Venisti, vidisti, vincebaris.
There’s no more appropriate way to introduce the subject of the Taunus region than with the Latin version of what you are likely to tell your friends when you return home from visiting them!
The Taunus Mountain Range, surrounded by the Rivers Main, Lahn, and Rhine, is at the heart of Germany’s Roman Limes district (hence the German Limes Road that runs right through it). The Roman Limes curved through the wooded heights of the Taunus, enveloping the fertile plains of the Wetterau beyond.
The Taunus Mountains remained a Roman stronghold until 260 A.D., and many of their forts and watchtowers have been fairly well preserved. The most significant of them, and one you shouldn’t miss, is the fully-reconstructed Saalburg castellum not far from Bad Homburg.

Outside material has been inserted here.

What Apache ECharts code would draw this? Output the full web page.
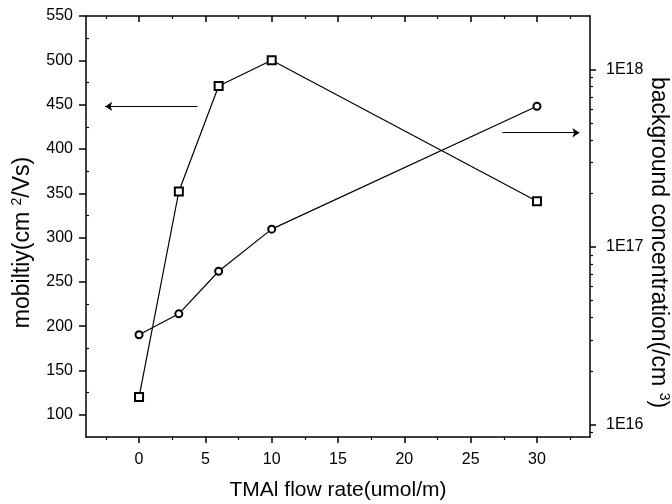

You aren’t likely to come any closer to an experience of 3rd-century life on the frontiers of the Roman Empire than you will by visiting the Saalburg museum. Its rooms, which once held Imperial offices and weapons stores, are grouped around a typical Roman courtyard. Tour the infantry barracks, the tiny dimensions of which were home to eight soldiers.
At the right time of year, you’ll smell fresh Roman bread baking in the fort’s restored ovens. At any time of year, see how the off-duty soldiers relaxed at the Taberna, a café replica of a Roman tavern.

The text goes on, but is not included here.